Style Fusion Experiments
Fusion 1: Thought Bubbles × Double Exposure
Add: "double exposure effect blending the subject's body with
the surrounding bubbles, bubbles seeming to emerge from and
dissolve into the figure's silhouette"
Effect: The boundary between subject silhouette and bubbles disappears, producing a visual fusion of "the person is their thoughts." Among all fusion directions, this has the lowest technical difficulty and the most dramatic effect.
Fusion 2: Thought Bubbles × Film Noir
Replace atmosphere words: "cinematic noir lighting, deep shadows
with single harsh spotlight on the subject, bubbles catch
glimmers of light from the darkness"
Effect: Overall palette shifts to black-and-white or deep brown; bubbles emerge from and disappear into high-contrast shadow. Emotional face expressions gain dramatic tension. Suitable for "psychological thriller" themed content.
Fusion 3: Thought Bubbles × Children's Book Illustration
Replace overall style words: "whimsical children's book illustration
style, bright pastel colors, soft rounded shapes, thought bubbles
with cheerful and curious expressions"
Effect: Style shifts from high-concept art to warm and approachable, suitable for mental health education for children, parenting content, and broader audience scenarios.
Fusion 4: Thought Bubbles × Oil Painting Texture
Add: "painted in oil painting technique with visible brushstrokes,
the bubbles have an impasto texture around their edges while
the interior emotions are painted more smoothly"
Effect: Layering oil painting texture over the surrealist conceptual composition creates a "classical portrait × psychological analysis" temporal displacement. The oil brushstroke technique from surreal whimsical illustration can be combined here to produce more complete material texture.
Professional Workflow Recommendations
Phase 1: Establish Subject Baseline (1-2 generations)
Generate the human subject alone (no bubbles), confirm face characteristic consistency and aesthetic quality. Criterion: the subject's eyes and facial contour have sufficient emotional expressiveness (since faces inside bubbles will be generated based on this appearance).
Phase 2: Verify Bubble Layer (2-3 generations)
Add bubble layer to baseline character description, check 3 metrics: ① Are bubbles clearly visible? ② Are faces inside bubbles recognizable? ③ Is bubble translucency and sphere quality accurate?

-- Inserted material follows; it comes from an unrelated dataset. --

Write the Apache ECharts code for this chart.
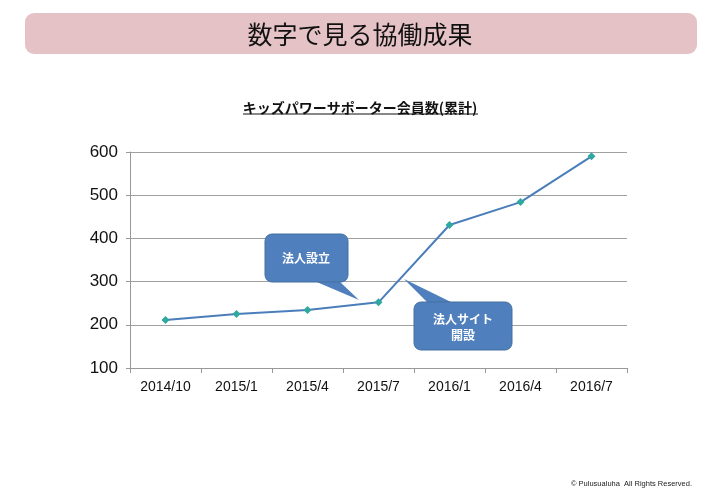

If all three metrics are met, proceed to Phase 3. If failed, adjust parameters using the fixes from the boundary testing section.
Phase 3: Emotional Content Refinement (3-5 generations)
Keep bubble parameters unchanged, adjust only the precision of emotion descriptor words. Replace abstract emotion words (sad) with specific facial action words (eyes filled with tears, slightly trembling lower lip) — this is the single most effective adjustment for improving face expression clarity inside bubbles.
Phase 4: Atmosphere Finalization (as needed)
Once subject and bubble layers are satisfactory, adjust the lighting parameter in the final version (from ethereal to dramatic or noir) to find the emotional atmosphere most suited to the content theme. Change only lighting direction each time — don't modify multiple parameters simultaneously.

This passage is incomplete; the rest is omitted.